I’m fascinated by Turning Point USA’s Young Women’s Leadership Summit for the same reasons I watch ABC’s The Bachelorette. The dating show tries to awkwardly reconcile fundamentally opposed interpretations of gender roles in a woman’s pursuit of an opposite-sex partner. The woman crowned as the bachelorette each season represents a certain type of conformity. She is feminine, unattainable, a prize to be won, flirty, and non-threatening to masculinity -- the ideal future wife. At the same time, her role is highly subversive to traditional norms of courtship -- she’s “dating” 25 men at once. This scenario totally boggles the normative masculinity of the contestants pursuing her.
Turning Point USA’s Young Women’s Leadership Summit, which targets college and high-school age girls, grapples with these same contradictions in a much darker and more prescriptive way. Speaker after speaker emphasized to the audience that they should become wives, mothers, and accessories to the astroturfed conservative movement rather than pursuing a demanding career. These themes were nearly identical to last year’s YWLS.
Yet this conference exists because of the labor of women on the right who clearly value their careers. Speakers like TPUSA influencer Alex Clark, Fox host Laura Ingraham, and The Daily Wire’s Candace Owens both covertly and overtly discouraged the audience of young women from pursuing high-powered careers — but it takes a lot of work to build an audience as a woman in right-wing media.

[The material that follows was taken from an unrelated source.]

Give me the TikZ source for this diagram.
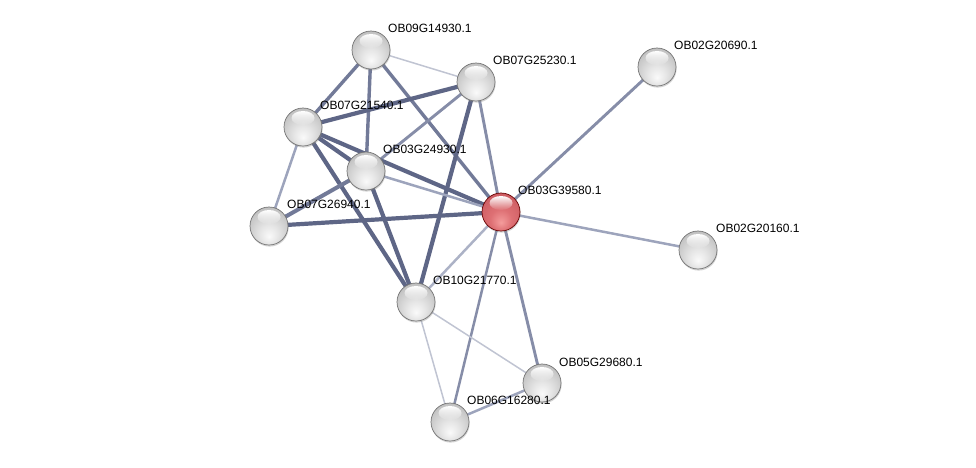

Behind the scenes, Turning Point USA’s events and marketing leadership are also populated by women. Chief Marketing Officer Marina Minas’ biography says nothing of her achievements in the domestic realm. The same goes for the vice president of events, Lauren Toncich.

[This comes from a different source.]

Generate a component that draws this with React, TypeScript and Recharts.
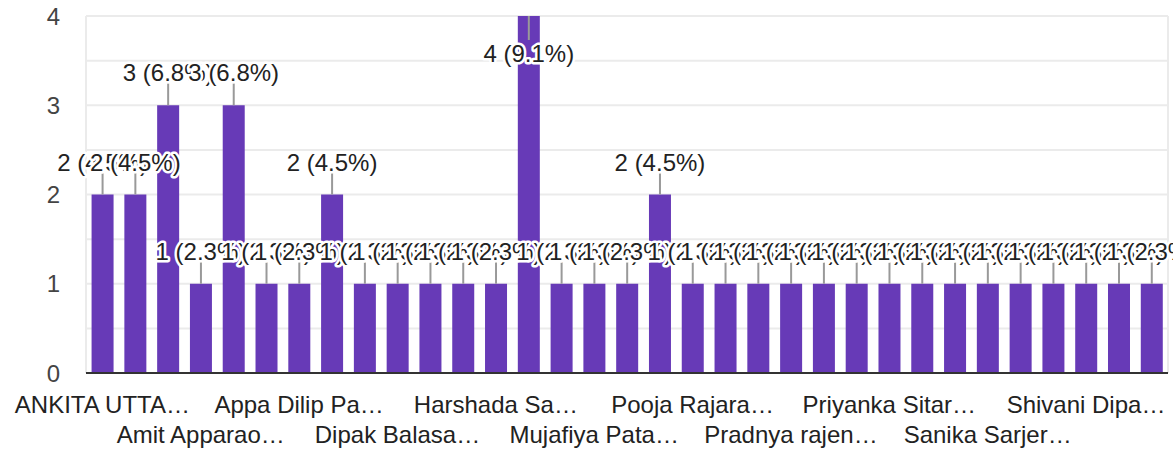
import React from "react";
import { BarChart, Bar, XAxis, YAxis, CartesianGrid, LabelList } from "recharts";

const categories = [
  "ANKITA UTTA…", "", "",
  "Amit Apparao…", "", "",
  "Appa Dilip Pa…", "", "",
  "Dipak Balasa…", "", "",
  "Harshada Sa…", "", "",
  "Mujafiya Pata…", "", "",
  "Pooja Rajara…", "", "",
  "Pradnya rajen…", "", "",
  "Priyanka Sitar…", "", "",
  "Sanika Sarjer…", "", "",
  "Shivani Dipa…", "", "",
];

const counts = [
  2, 2, 3, 1, 3, 1, 1, 2, 1, 1, 1, 1, 1, 4, 1, 1, 1, 2,
  1, 1, 1, 1, 1, 1, 1, 1, 1, 1, 1, 1, 1, 1, 1,
];

const yTicks = [0, 0.5, 1, 1.5, 2, 2.5, 3, 3.5, 4];
const yMax = 4;

const total = counts.reduce((a, b) => a + b, 0);
const data = categories.map((name, i) => ({ name, count: counts[i] }));

const FONT = "Arial, 'Liberation Sans', Helvetica, sans-serif";

function YTick(props: any) {
  const { x, y, payload } = props;
  if (!Number.isInteger(payload.value)) return <g />;
  return (
    <text x={x - 26} y={y} dy={8.5} textAnchor="end" fontSize={24} fill="#444" fontFamily={FONT}>
      {payload.value}
    </text>
  );
}

function XTick(props: any) {
  const { x, y, payload, index } = props;
  const row = payload && typeof payload.index === "number" ? Math.floor(payload.index / 3) % 2 : index % 2;
  return (
    <text x={x} y={y} dy={row ? 70 : 40} textAnchor="middle" fontSize={24} fill="#222" fontFamily={FONT}>
      {payload.value}
    </text>
  );
}

function BarLabel(props: any) {
  const vb = props.viewBox || {};
  const x = props.x ?? vb.x;
  const y = props.y ?? vb.y;
  const w = props.width ?? vb.width;
  const value = props.value;
  if (x == null || y == null || value == null) return null;
  const cx = x + w / 2;
  const pct = ((value / total) * 100).toFixed(1);
  const label = `${value} (${pct}%)`;
  const inside = value > yMax - 0.5;
  const lineEnd = inside ? y + 24 : y - 22;
  const baseline = inside ? y + 46 : y - 24;
  return (
    <g>
      <line x1={cx} x2={cx} y1={y} y2={lineEnd} stroke="#999" strokeWidth={2} />
      <text
        x={cx}
        y={baseline}
        textAnchor="middle"
        fontSize={24}
        fill="#222"
        fontFamily={FONT}
        stroke="#fff"
        strokeWidth={5}
        strokeLinejoin="round"
        paintOrder="stroke"
      >
        {label}
      </text>
    </g>
  );
}

export default function App() {
  return (
    <div style={{ position: "absolute", left: 0, top: 0, width: 1173, height: 452, background: "#fff" }}>
      <BarChart
        width={1173}
        height={452}
        data={data}
        margin={{ top: 16, right: 5, bottom: 0, left: 0 }}
        barCategoryGap="17%"
      >
        <CartesianGrid
          stroke="#ebebeb"
          strokeWidth={2}
          vertical={true}
          verticalCoordinatesGenerator={(p: any) => [p.offset.left, p.offset.left + p.offset.width]}
        />
        <XAxis
          dataKey="name"
          interval={2}
          height={79}
          tickSize={0}
          tickMargin={0}
          tickLine={false}
          axisLine={{ stroke: "#333", strokeWidth: 2 }}
          tick={<XTick />}
        />
        <YAxis
          width={86}
          domain={[0, yMax]}
          ticks={yTicks}
          interval={0}
          tickSize={0}
          tickMargin={0}
          tickLine={false}
          axisLine={false}
          tick={<YTick />}
        />
        <Bar dataKey="count" fill="#673ab7" isAnimationActive={false}>
          <LabelList dataKey="count" content={(p: any) => <BarLabel {...p} />} />
        </Bar>
      </BarChart>
    </div>
  );
}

Forgoing a career in pursuit of marriage and motherhood is not something the women delivering this message can speak about from personal experience. This tension drew me to attend the event in person in Grapevine, Texas, from June 9 to 11.

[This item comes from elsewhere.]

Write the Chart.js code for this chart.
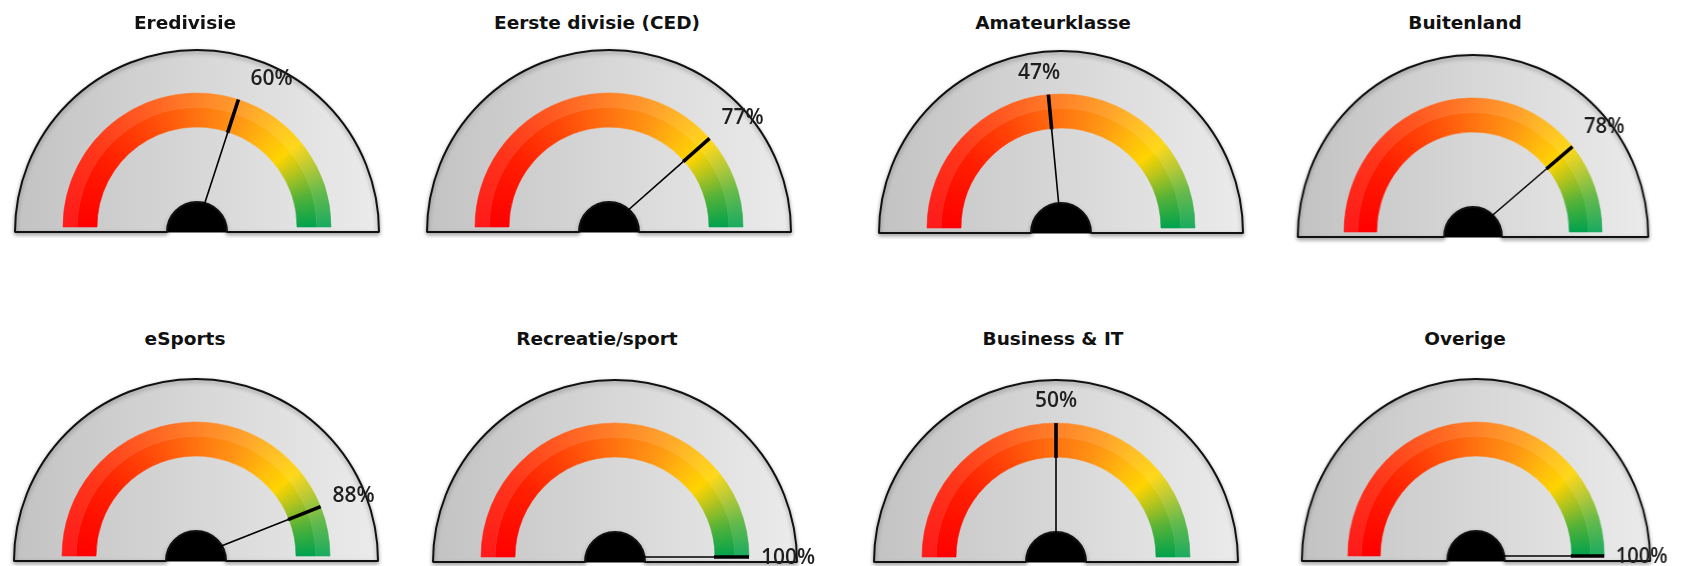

Much to my surprise, the first thing I saw when I pulled up to the venue was a massive pride flag. In his opening speech, TPUSA founder Charlie Kirk described his unsuccessful efforts to have the flag taken down: “I tried my best to take down the flag everybody,” he said. The crowd responded with cheers. “I failed, OK? I’m sorry. I tried my best. I know you were all thinking it, right? What is that all about? By the way, this hotel better do something or we’re going to find another hotel because I’m not going to come back, this is ridiculous.”